By 2019, Alpha Delta Chi has chartered 26 chapters. As of 2024, it has four active chapters, a National Alumnae Association (ADX NAA), and local alumnae chapters.

== Symbols ==
Alpha Delta Chi's colors are flame red and blue. Its flowers are the gladiolus and the delphinium. Its mascot is the lamb and its jewel is the pearl. Its motto is "As in a Mirror". Its Bible verse is 2 Corinthians 3:18. The sorority's online newsletter is The Arête. Its nickname is A-D-Chi.

== Activities ==
Sorority members participate in Bible study, hold retreats, and volunteer in the community.

== Membership ==
Potential members must be churchgoing Christians of any denomination. Members must agree to forgo smoking, illegal drugs, underage drinking, and premarital sex.

== Chapters ==
Following is a list of Alpha Delta Chi chapters, with active chapters noted in bold and inactive chapters in italics.

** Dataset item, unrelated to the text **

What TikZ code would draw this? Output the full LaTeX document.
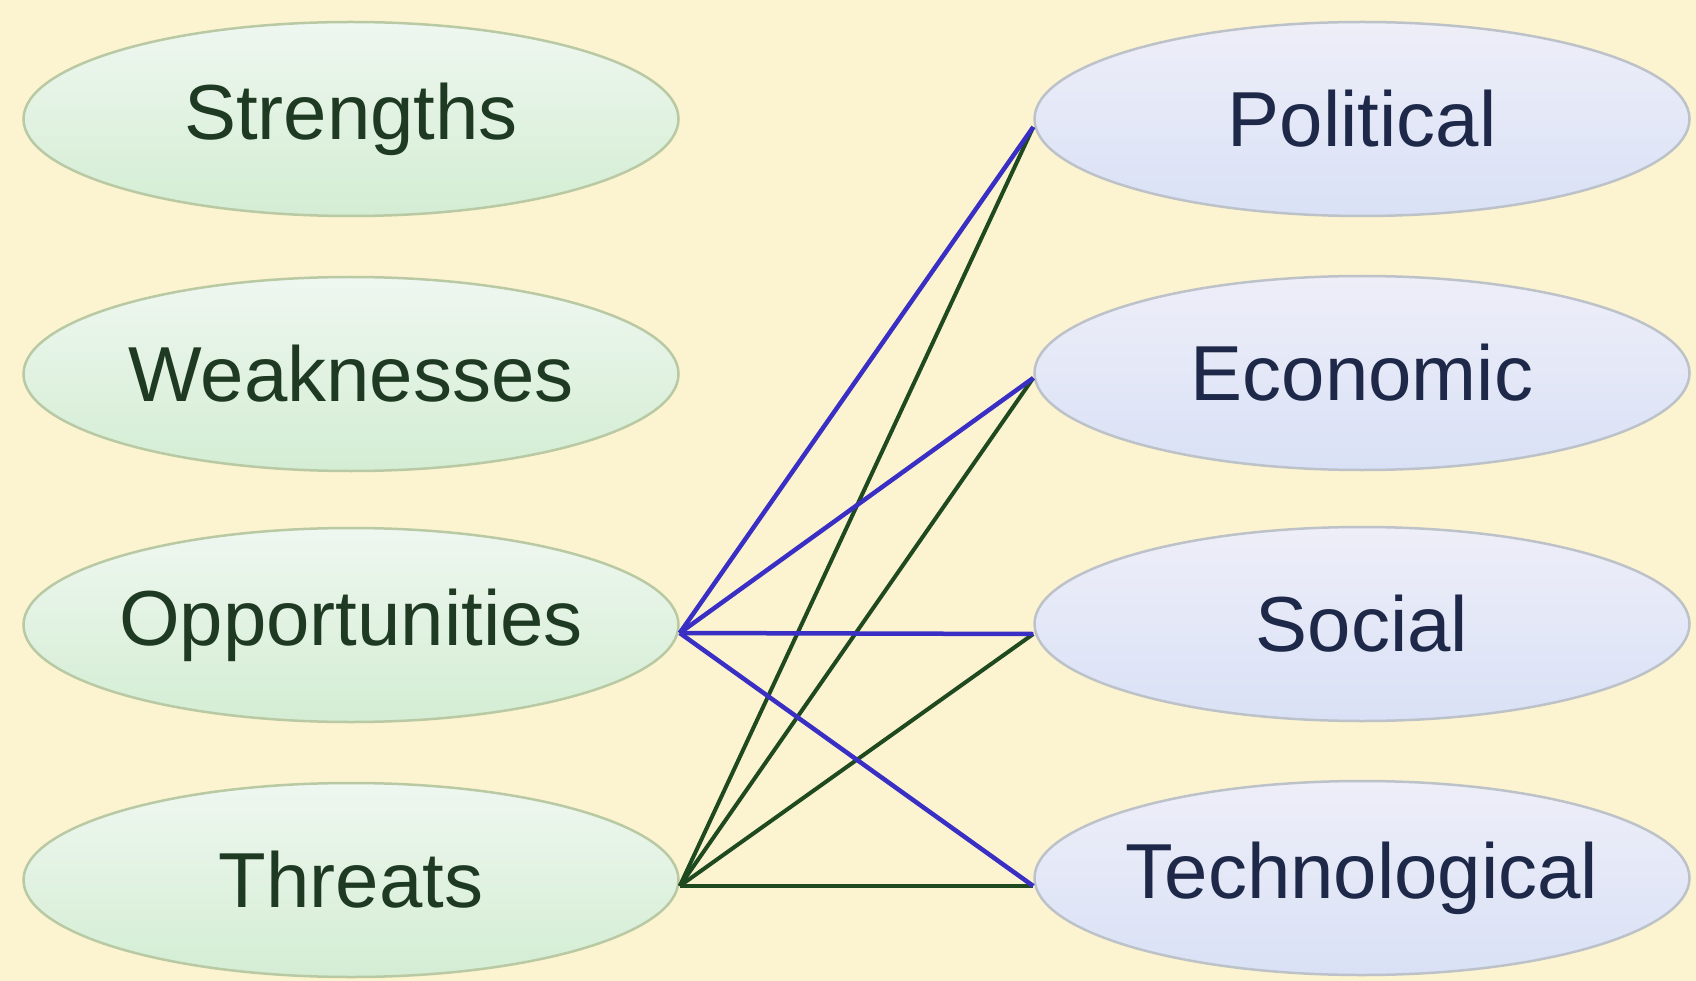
\documentclass[tikz,border=0pt]{standalone}
\usepackage{fontspec}
\setmainfont{Liberation Sans}
\usetikzlibrary{shapes.geometric}
\definecolor{bgc}{HTML}{FCF4D0}
\definecolor{gtop}{HTML}{EFF7F0}
\definecolor{gbot}{HTML}{D3EDD3}
\definecolor{gborder}{HTML}{B9C9A4}
\definecolor{gtext}{HTML}{1F3A22}
\definecolor{btop}{HTML}{EEEEF8}
\definecolor{bbot}{HTML}{D9E1F6}
\definecolor{bborder}{HTML}{BCC2C8}
\definecolor{btext}{HTML}{1E2848}
\definecolor{bline}{HTML}{3A2FC4}
\definecolor{gline}{HTML}{1F4A1F}
\tikzset{
  oval/.style={ellipse, inner sep=0pt, minimum width=655pt, minimum height=194pt,
    line width=2.5pt},
  txt/.style={font=\fontsize{78}{78}\selectfont, inner sep=0pt},
  swot/.style={oval, draw=gborder, top color=gtop, bottom color=gbot},
  pest/.style={oval, draw=bborder, top color=btop, bottom color=bbot},
  oline/.style={draw=bline, line width=4.5pt},
  tline/.style={draw=gline, line width=4pt}
}
\begin{document}
\begin{tikzpicture}[x=1pt,y=-1pt]
\fill[bgc] (0,0) rectangle (1696,981);
\useasboundingbox (0,0) rectangle (1696,981);
\node[swot] (S) at (351,119) {};
\node[swot] (W) at (351,374) {};
\node[swot] (O) at (351,625) {};
\node[swot] (T) at (351,880) {};
\node[pest] (P) at (1362,119) {};
\node[pest] (E) at (1362,373) {};
\node[pest] (So) at (1362,624) {};
\node[pest] (Te) at (1362,878) {};
\node[txt, text=gtext] (St) at (S) {Strengths};
\node[txt, text=gtext] (Wt) at (W) {Weaknesses};
\node[txt, text=gtext] (Ot) at (O) {Opportunities};
\node[txt, text=gtext] (Tt) at (T) {Threats};
\node[txt, text=btext] (Pt) at (P) {Political};
\node[txt, text=btext] (Et) at (E) {Economic};
\node[txt, text=btext] (Sot) at (So) {Social};
\node[txt, text=btext] (Tet) at (Te) {Technological};
\draw[tline] ([yshift=-6pt]T.east) -- ([yshift=-8pt]P.west);
\draw[tline] ([yshift=-6pt]T.east) -- ([yshift=-5pt]E.west);
\draw[tline] ([yshift=-6pt]T.east) -- ([yshift=-10pt]So.west);
\draw[tline] ([yshift=-6pt]T.east) -- ([yshift=-8pt]Te.west);
\draw[oline] ([yshift=-8pt]O.east) -- ([yshift=-8pt]P.west);
\draw[oline] ([yshift=-8pt]O.east) -- ([yshift=-5pt]E.west);
\draw[oline] ([yshift=-8pt]O.east) -- ([yshift=-10pt]So.west);
\draw[oline] ([yshift=-8pt]O.east) -- ([yshift=-8pt]Te.west);
\end{tikzpicture}
\end{document}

| Name | Charter date and range | Institution | Location | Status | Ref. |
|---|---|---|---|---|---|
| Alpha | 1925–19xx?, 2005–2023 | University of California, Los Angeles | Los Angeles, California | Inactive |  |
| Beta | February 4, 1929 – 1964; 1987 | University of California, Berkeley | Berkeley, California | Inactive |  |
| Gamma | 19xx?–19xx? | California State University, Los Angeles | Los Angeles, California | Inactive |  |
| Delta | 1945–19xx?, 1974–19xx?, 1996–202x ? | San Diego State University | San Diego, California | Inactive |  |
| Epsilon | 1949–19xx?, 2005–2024 ? | University of Southern California | Los Angeles, California | Inactive |  |
| Zeta | 1963–1969, 1974–1995, 2010–202x ? | California State University, Long Beach | Long Beach, California | Inactive |  |
| Eta | 1976–201x? | California State University, Northridge | Northridge, Los Angeles, California | Inactive |  |
| Theta | 1989–202x ? | California State University, Fresno | Fresno, California | Inactive |  |
| Iota | 1991–199x?, 2005–201x? | University of California, Santa Barbara | Santa Barbara County, California | Inactive |  |
| Kappa | 1992–19xx?, 2008–201x? | Murray State University | Murray, Kentucky | Inactive |  |
| Lambda |  |  |  | Unassigned |  |
| Mu | 1993–202x? | California Polytechnic State University, San Luis Obispo | San Luis Obispo, California | Inactive |  |
| Nu | 1993–20xx? | University of California, Davis | Davis, California | Inactive |  |
| Xi | 1994–200x? | Illinois State University | Normal, Illinois | Inactive |  |
| Omicron | 1994–199x? | University of California, Irvine | Irvine, California | Inactive |  |
| Pi | 1997–202x ? | University of Colorado Boulder | Boulder, Colorado | Inactive |  |
| Rho | 2000–200x? | University of Cincinnati | Cincinnati, Ohio | Inactive |  |
| Sigma | 2003–2024 | Georgia Tech | Atlanta, Georgia | Inactive |  |
| Tau | 2004 | University of Alabama | Tuscaloosa, Alabama | Active |  |
| Upsilon | 2004–20xx? | University of Arkansas | Fayetteville, Arkansas | Inactive |  |
| Phi | 2004–200x? | Azusa Pacific University | Azusa, California | Inactive |  |
| Chi | 2004–202x ? | Georgia Southern University | Statesboro, Georgia | Inactive |  |
| Psi | December 2006 | University of North Alabama | Florence, Alabama | Active |  |
| Omega | 2010–2021 | Colorado State University | Fort Collins, Colorado | Inactive |  |
| Alpha Alpha | 2013–20xx? | Seton Hall University | South Orange, New Jersey | Inactive |  |
| Alpha Beta | 2015-202x ? | University of Denver | Denver, Colorado | Inactive |  |
| Alpha Gamma | 2019–202x ? | Kennesaw State University | Kennesaw, Georgia | Inactive |  |

== Controversies ==
In 1964, the University of California, Berkeley banned the sorority, saying that its requirement for members to be Christian was against the university's new anti-discrimination policy. On other campuses, the sorority was not allowed to be a member of the Panhellenic Council because its Christian requirement is considered to be discrimination. The UC Berkeley chapter was allowed to return and join the Panhellenic Council in 1987.

In 2012, the sorority was involved in Alpha Delta Chi v. Reed, a lawsuit against the University of California, San Diego which had determined that the Christian sorority would have to accept an atheist leader. The case was appealed to the Supreme Court of the United States who declined to review the case.